» Material for the task:

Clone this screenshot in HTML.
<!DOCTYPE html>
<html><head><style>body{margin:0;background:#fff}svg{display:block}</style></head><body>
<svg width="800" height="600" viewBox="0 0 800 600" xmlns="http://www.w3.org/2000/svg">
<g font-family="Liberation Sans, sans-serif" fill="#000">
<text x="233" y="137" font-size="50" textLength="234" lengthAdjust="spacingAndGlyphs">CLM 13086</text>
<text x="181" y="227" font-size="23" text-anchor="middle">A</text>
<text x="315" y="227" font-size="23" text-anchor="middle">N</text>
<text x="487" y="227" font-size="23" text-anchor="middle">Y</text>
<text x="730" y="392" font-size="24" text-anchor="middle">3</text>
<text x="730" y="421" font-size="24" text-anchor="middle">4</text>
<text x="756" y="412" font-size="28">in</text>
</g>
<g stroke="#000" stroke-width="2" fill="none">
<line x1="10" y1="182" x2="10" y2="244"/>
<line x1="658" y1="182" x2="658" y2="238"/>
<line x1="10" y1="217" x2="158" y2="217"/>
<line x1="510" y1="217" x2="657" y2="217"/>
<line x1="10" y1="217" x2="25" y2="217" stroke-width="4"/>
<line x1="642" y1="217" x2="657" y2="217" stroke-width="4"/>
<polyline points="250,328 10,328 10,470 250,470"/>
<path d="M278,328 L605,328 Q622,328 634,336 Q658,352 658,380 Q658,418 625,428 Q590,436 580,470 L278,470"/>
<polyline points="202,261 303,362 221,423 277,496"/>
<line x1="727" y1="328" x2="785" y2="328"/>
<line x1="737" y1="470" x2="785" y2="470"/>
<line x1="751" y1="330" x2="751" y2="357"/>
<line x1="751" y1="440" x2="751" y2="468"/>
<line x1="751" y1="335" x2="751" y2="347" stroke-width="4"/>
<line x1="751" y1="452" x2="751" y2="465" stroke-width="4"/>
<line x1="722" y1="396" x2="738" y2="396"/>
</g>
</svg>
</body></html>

--

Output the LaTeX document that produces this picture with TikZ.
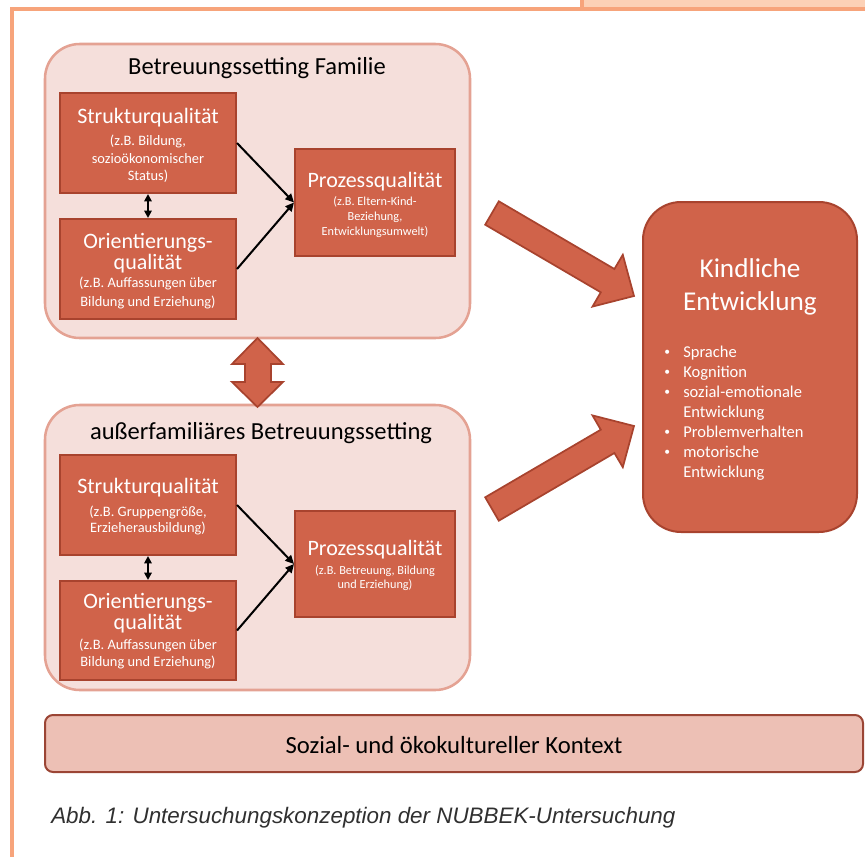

==

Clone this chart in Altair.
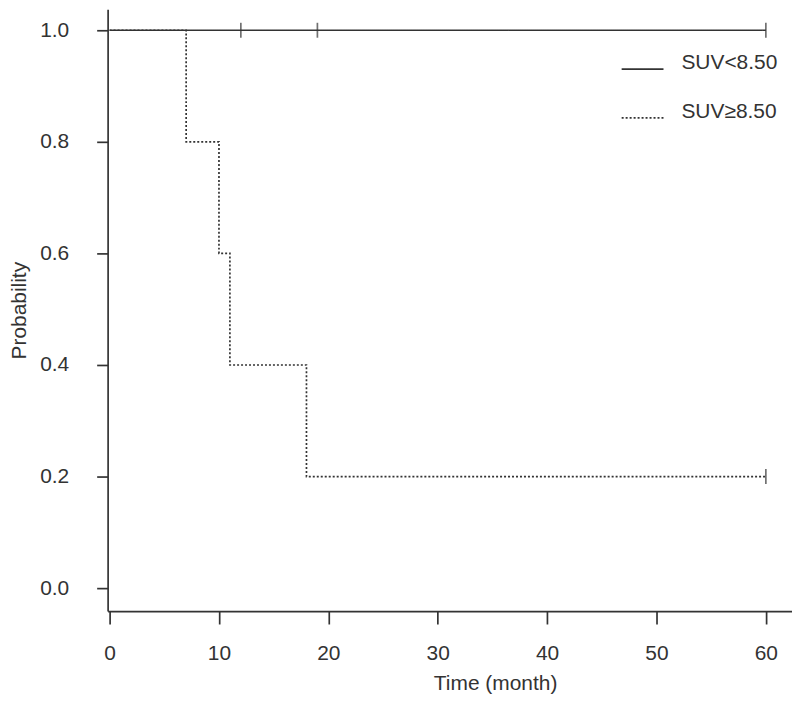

» Task: Select every line of the records holding the string "Clone".

» Output of the task:
Clone this screenshot in HTML.
Clone this chart in Altair.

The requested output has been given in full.